“As he came near and saw the city, Jesus wept over it, saying, ‘If you, even you, had only recognized on this day the things that make for peace! But now they are hidden from your eyes. Indeed, the days will come upon you, when your enemies will set up ramparts around you and surround you, and hem you in on every side. They will crush you to the ground, you and your children within you, and they will not leave within you one stone upon another; because you did not recognize the time of your visitation from God.” (Luke 19:41-44)
That first Palm Sunday must have been day of mixed emotions for Jesus. Amid the celebration and joy, knowing that the day he had spent his life preparing for had come. I wonder if there wasn’t a part of Jesus still hoping against hope that everything would turn out differently . . . Hoping that there would be no arrest, no cross. A wild hope that this day of celebration would usher in a new understanding of God and God’s will for the world. That somehow people would seize the moment and grasp hold of God’s vision for a world filled with justice and equity -where the hungry are fed and the homeless sheltered. A time when the sick would be healed and no child would ever die. It would have been a wild hope, but we know that Jesus expected a cross in Jerusalem with his name on it.
The moment when Jesus looks out over the city of Jerusalem is a pivotal moment of history. Jesus wept and cried out over the city ‘If you, even you, had only recognized on this day the things that make for peace! But now they are hidden from your eyes.” Jesus wept for all choices that had been made and all the choices that would be made. Choices that brought death instead of life – which destroyed instead of built God’s kingdom on earth. Jesus looking, over Jerusalem, could see pain in its future. He grieved for it’s loss and the anguish that lay ahead. Forty years later the city would lay in ruins. Anyone who didn’t flee the city would die in the Roman annihilation of it. The temple would be destroyed with no stone left unturned. All, Jesus said, “Because, they did not recognize the day of God’s visitation.”
Jesus wept for he knew it didn’t have to be that way. Jesus wept for what would be and what could have been. He wept for all of us in our betrayals, for all the times we turn our eyes from God’s truth to go our willful ways. He wept for times when we are swayed by greed and unholy principles. Jesus wept for each time we ignore God’s word, when we choose evil, instead of good, for every time our actions bring hurt to ourselves and the people we love.

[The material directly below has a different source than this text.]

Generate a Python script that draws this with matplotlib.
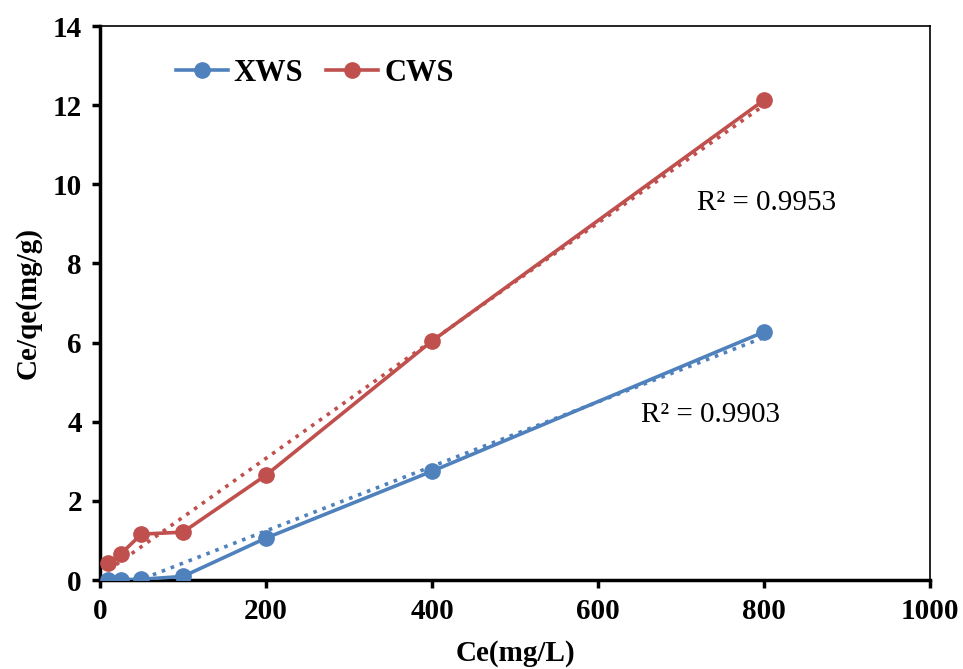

Jesus weeps for all the pivotal moments in history when good and evil hang in the balance. When we in our foolishness, stubbornness, prejudice and pride have chosen expediency and our own personal agendas over goodness and truth. Jesus continues to weep saying, “If you – even you, had only recognized on this day the things that make for peace.” Before the parade and palm leaves, Holy Week begins with tears. Jesus weeps, then heads into Jerusalem.